The Power of Incremental Growth: Step-Up SIP Explained
Most investors in India start a Systematic Investment Plan (SIP) and let it run for years at the same amount. While this builds discipline, it ignores one major financial reality: your income grows every year. A 'Step-Up' or 'Top-Up' SIP is a feature that allows you to automatically increase your SIP contribution by a fixed percentage or amount annually. By aligning your investments with your salary increments, you can reach your financial goals much faster than with a static SIP.
The Math of Stepping Up
Consider this: A static SIP of ₹10,000 at 12% return for 20 years results in approximately ₹99 Lakhs. However, if you increase that same SIP by just 10% every year (Step-Up), your final corpus balloons to nearly ₹2.1 Crores. This happens because you are investing more during the later years when your earning capacity is higher, allowing compounding to work on a much larger base.

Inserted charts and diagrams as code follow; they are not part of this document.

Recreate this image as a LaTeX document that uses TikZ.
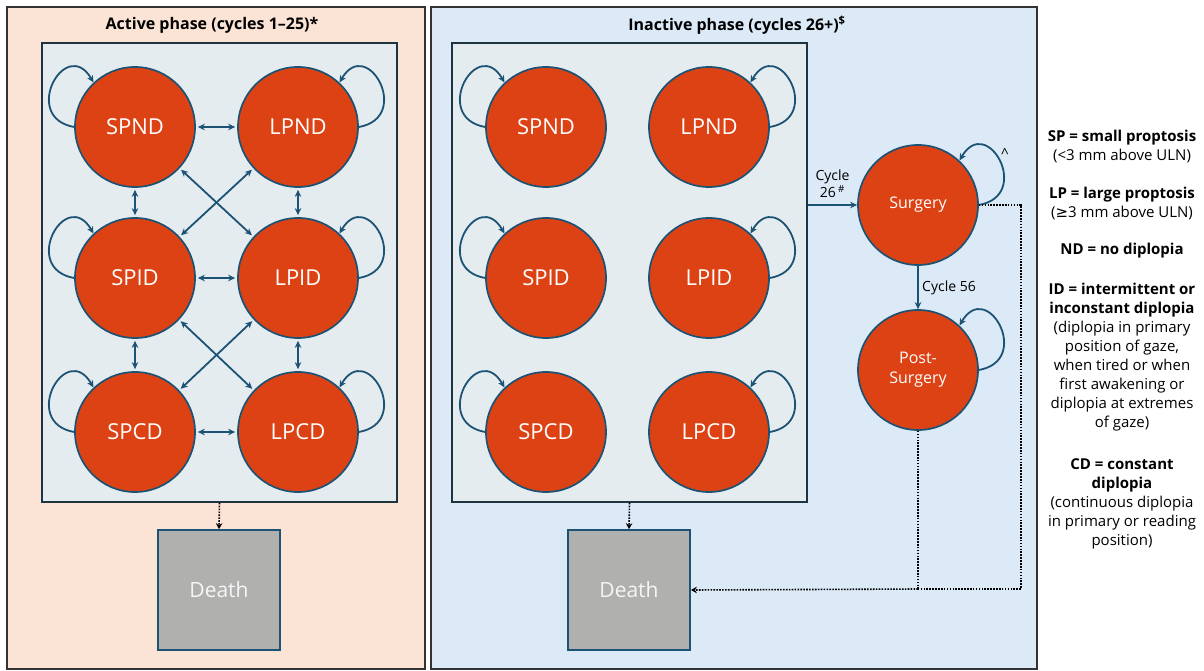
\documentclass[tikz,border=0pt]{standalone}
\usepackage{fontspec}
\setmainfont{Open Sans}
\newfontfamily\symfont{DejaVu Sans}
\usetikzlibrary{arrows.meta}

\definecolor{aktivbg}{HTML}{FBE3D6}
\definecolor{inaktivbg}{HTML}{DCE9F6}
\definecolor{innenbg}{HTML}{E4ECF0}
\definecolor{kreisrot}{HTML}{DD4214}
\definecolor{kantenblau}{HTML}{1C5274}
\definecolor{rahmen}{HTML}{1E3440}
\definecolor{todgrau}{HTML}{B0B1AF}

\begin{document}
\begin{tikzpicture}[x=1pt,y=-1pt,>={Stealth[length=7pt,width=6.5pt]},
  panel/.style={draw=black!80,line width=1.3pt,inner sep=0pt},
  innenbox/.style={draw=rahmen,line width=1.6pt,fill=innenbg,minimum width=355pt,minimum height=459pt,inner sep=0pt},
  zustand/.style={circle,draw=kantenblau,line width=1.7pt,fill=kreisrot,text=white,minimum size=120pt,inner sep=0pt,font=\fontsize{22}{24}\selectfont},
  klein/.style={zustand,align=center,font=\fontsize{16}{20}\selectfont},
  tod/.style={draw=kantenblau,line width=1.7pt,fill=todgrau,text=white!96!black,minimum width=122pt,minimum height=120pt,font=\fontsize{21}{24}\selectfont},
  pfeil/.style={draw=kantenblau,line width=1.8pt,<->,shorten >=2pt,shorten <=2pt},
  schleife/.style={draw=kantenblau,line width=1.8pt,->},
  punkte/.style={draw=black,line width=1.6pt,dash pattern=on 1.6pt off 1.3pt,>={Stealth[length=6pt,width=6.5pt]}},
  titel/.style={font=\bfseries\fontsize{16}{18}\selectfont},
  beschr/.style={font=\fontsize{14}{17}\selectfont,align=center},
  legende/.style={align=center,font=\fontsize{15}{19}\selectfont}]
\useasboundingbox (0,0) rectangle (1204,671);
% Phasen
\node[panel,fill=aktivbg,minimum width=418pt,minimum height=662pt] (aktiv) at (216,338) {};
\node[panel,fill=inaktivbg,minimum width=606pt,minimum height=662pt] (inaktiv) at (734,338) {};
\node[titel] (titelA) at (212,25) {Active phase (cycles 1–25)*};
\node[titel] (titelI) at (737,25) {Inactive phase (cycles 26+)\textsuperscript{\$}};
\node[innenbox] (boxA) at (219.5,272.5) {};
\node[innenbox] (boxI) at (629.5,272.5) {};

% aktive Phase
\node[zustand] (aSPND) at (135,127) {SPND};
\node[zustand] (aLPND) at (298,127) {LPND};
\node[zustand] (aSPID) at (135,278) {SPID};
\node[zustand] (aLPID) at (298,278) {LPID};
\node[zustand] (aSPCD) at (135,432) {SPCD};
\node[zustand] (aLPCD) at (298,432) {LPCD};
\draw[pfeil] (aSPND) -- (aLPND);
\draw[pfeil] (aSPID) -- (aLPID);
\draw[pfeil] (aSPCD) -- (aLPCD);
\draw[pfeil] (aSPND) -- (aSPID);
\draw[pfeil] (aSPID) -- (aSPCD);
\draw[pfeil] (aLPND) -- (aLPID);
\draw[pfeil] (aLPID) -- (aLPCD);
\draw[pfeil] (aSPND) -- (aLPID);
\draw[pfeil] (aLPND) -- (aSPID);
\draw[pfeil] (aSPID) -- (aLPCD);
\draw[pfeil] (aLPID) -- (aSPCD);
\draw[schleife] (aSPND.180) to[out=170,in=120,looseness=2.9] (aSPND.133);
\draw[schleife] (aSPID.180) to[out=170,in=120,looseness=2.9] (aSPID.133);
\draw[schleife] (aSPCD.180) to[out=170,in=120,looseness=2.9] (aSPCD.133);
\draw[schleife] (aLPND.0) to[out=10,in=60,looseness=2.9] (aLPND.47);
\draw[schleife] (aLPID.0) to[out=10,in=60,looseness=2.9] (aLPID.47);
\draw[schleife] (aLPCD.0) to[out=10,in=60,looseness=2.9] (aLPCD.47);
\node[tod] (todA) at (219,590) {Death};
\draw[punkte,->] (boxA.south) -- (todA.north);

% inaktive Phase
\node[zustand] (iSPND) at (546,127) {SPND};
\node[zustand] (iLPND) at (709,127) {LPND};
\node[zustand] (iSPID) at (546,278) {SPID};
\node[zustand] (iLPID) at (709,278) {LPID};
\node[zustand] (iSPCD) at (546,432) {SPCD};
\node[zustand] (iLPCD) at (709,432) {LPCD};
\draw[schleife] (iSPND.180) to[out=170,in=120,looseness=2.9] (iSPND.133);
\draw[schleife] (iSPID.180) to[out=170,in=120,looseness=2.9] (iSPID.133);
\draw[schleife] (iSPCD.180) to[out=170,in=120,looseness=2.9] (iSPCD.133);
\draw[schleife] (iLPND.0) to[out=10,in=60,looseness=2.9] (iLPND.47);
\draw[schleife] (iLPID.0) to[out=10,in=60,looseness=2.9] (iLPID.47);
\draw[schleife] (iLPCD.0) to[out=10,in=60,looseness=2.9] (iLPCD.47);
\node[tod] (todI) at (629,590) {Death};
\draw[punkte,->] (boxI.south) -- (todI.north);

% Operation
\node[klein] (surg) at (918,205) {Surgery};
\node[klein] (post) at (918,370) {Post-\\Surgery};
\draw[schleife] (boxI.east |- surg) -- (surg) node[midway,above,beschr,yshift=3pt] {Cycle\\26\,\textsuperscript{\#}};
\draw[schleife] (surg) -- (post) node[midway,right,beschr] {Cycle 56};
\draw[schleife] (surg.0) to[out=10,in=60,looseness=2.9] (surg.47);
\node[beschr] (hut) at (1005,153) {\textasciicircum};
\draw[schleife] (post.0) to[out=10,in=60,looseness=2.9] (post.47);
\coordinate (ecke) at (1021,589);
\coordinate (knick) at (post.south |- ecke);
\draw[punkte] (surg.east) -| (ecke) -- (knick);
\draw[punkte] (post.south) -- (knick);
\draw[punkte,->] (knick) -- (todI.east);

% Legende
\node[legende,anchor=north] (legende) at (1122,127) {\textbf{SP = small proptosis}\\(<3 mm above ULN)\\[19pt]\textbf{LP = large proptosis}\\({\symfont ≥}3 mm above ULN)\\[18pt]\textbf{ND = no diplopia}\\[21pt]\textbf{ID = intermittent or}\\\textbf{inconstant diplopia}\\(diplopia in primary\\position of gaze,\\when tired or when\\first awakening or\\diplopia at extremes\\of gaze)\\[23pt]\textbf{CD = constant}\\\textbf{diplopia}\\(continuous diplopia\\in primary or reading\\position)};
\end{tikzpicture}
\end{document}
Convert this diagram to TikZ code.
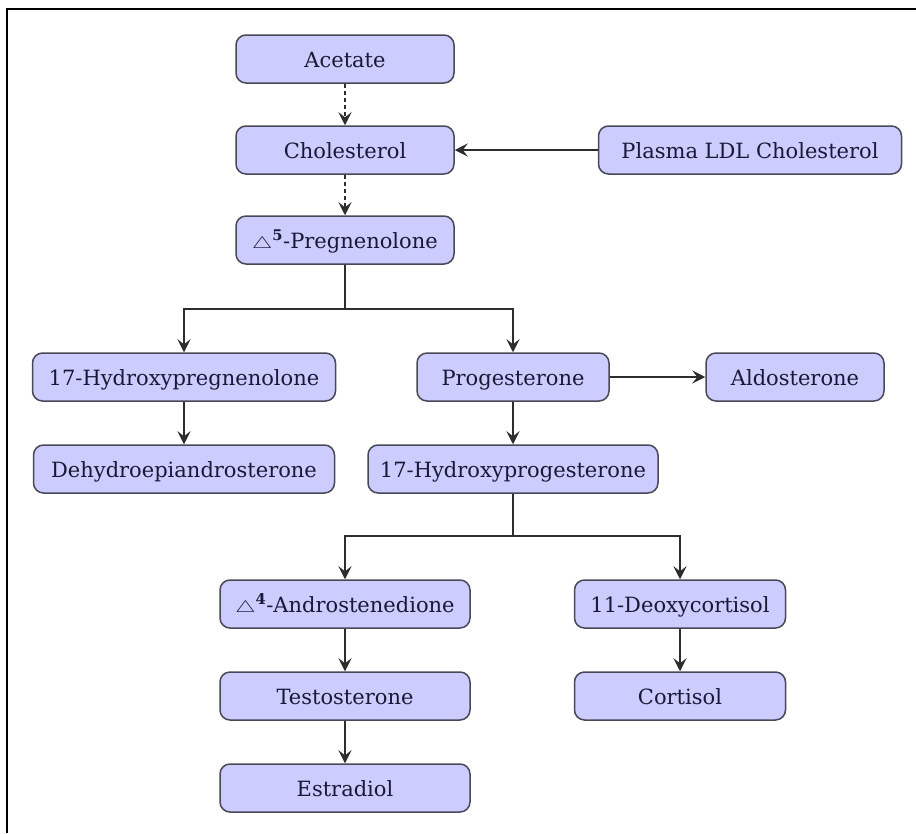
\documentclass[tikz,border=0pt]{standalone}
\usepackage{fontspec}
\setmainfont{DejaVu Serif}
\usetikzlibrary{arrows.meta}

\definecolor{boxfill}{RGB}{204,204,255}
\definecolor{boxline}{RGB}{72,72,88}
\definecolor{boxtext}{RGB}{25,25,55}
\definecolor{linkcol}{RGB}{45,45,45}

\newcommand{\dlt}[1]{\scalebox{1.1}[0.8]{$\triangle$}\textsuperscript{\textbf{#1}}}

\begin{document}
\begin{tikzpicture}[x=1pt,y=-1pt,
    stage/.style={draw=boxline,fill=boxfill,text=boxtext,line width=1.5pt,
        rounded corners=10pt,minimum height=48pt,inner sep=0pt,
        text height=20pt,text depth=4pt,
        font=\fontsize{21}{25}\selectfont},
    link/.style={draw=linkcol,line width=1.5pt,-{Stealth[length=13pt,width=13pt,inset=5pt]}},
    plain/.style={draw=linkcol,line width=1.5pt}]
    \useasboundingbox (0,0) rectangle (916,833);
    \draw[line width=2pt] (7,833) -- (7,9) -- (916,9);

    \node[stage,minimum width=218pt] (acetate) at (345,59) {Acetate};
    \node[stage,minimum width=218pt] (chol) at (345,150) {Cholesterol};
    \node[stage,minimum width=303pt] (ldl) at (750,150) {Plasma LDL Cholesterol};
    \node[stage,minimum width=218pt] (preg) at (345,240) {\dlt{5}-Pregnenolone};
    \node[stage,minimum width=303pt] (ohpreg) at (184,377) {17-Hydroxypregnenolone};
    \node[stage,minimum width=301pt] (dhea) at (184,469) {Dehydroepiandrosterone};
    \node[stage,minimum width=192pt] (prog) at (513,377) {Progesterone};
    \node[stage,minimum width=178pt] (aldo) at (795,377) {Aldosterone};
    \node[stage,minimum width=290pt] (ohprog) at (513,469) {17-Hydroxyprogesterone};
    \node[stage,minimum width=250pt] (andro) at (345,604) {\dlt{4}-Androstenedione};
    \node[stage,minimum width=211pt] (deoxy) at (680,604) {11-Deoxycortisol};
    \node[stage,minimum width=250pt] (testo) at (345,696) {Testosterone};
    \node[stage,minimum width=211pt] (cort) at (680,696) {Cortisol};
    \node[stage,minimum width=250pt] (estra) at (345,788) {Estradiol};

    \coordinate (fork1) at (345,309);
    \coordinate (fork2) at (513,536);

    \draw[link,dash pattern=on 4pt off 3pt] (acetate) to (chol);
    \draw[link,dash pattern=on 4pt off 3pt] (chol) to (preg);
    \draw[link] (ldl) to (chol);
    \draw[plain] (preg) -- (fork1);
    \draw[link] (fork1) -| (ohpreg);
    \draw[link] (fork1) -| (prog);
    \draw[link] (ohpreg) to (dhea);
    \draw[link] (prog) to (aldo);
    \draw[link] (prog) to (ohprog);
    \draw[plain] (ohprog) -- (fork2);
    \draw[link] (fork2) -| (andro);
    \draw[link] (fork2) -| (deoxy);
    \draw[link] (andro) to (testo);
    \draw[link] (testo) to (estra);
    \draw[link] (deoxy) to (cort);
\end{tikzpicture}
\end{document}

Beating Inflation and Lifestyle Creep
As your income increases, so does your spending—a phenomenon known as 'lifestyle creep.' A Step-Up SIP acts as a mandatory savings buffer, ensuring that a portion of your raise is diverted toward wealth creation before it is spent. It also helps your investments keep pace with inflation, ensuring that the purchasing power of your future corpus remains intact.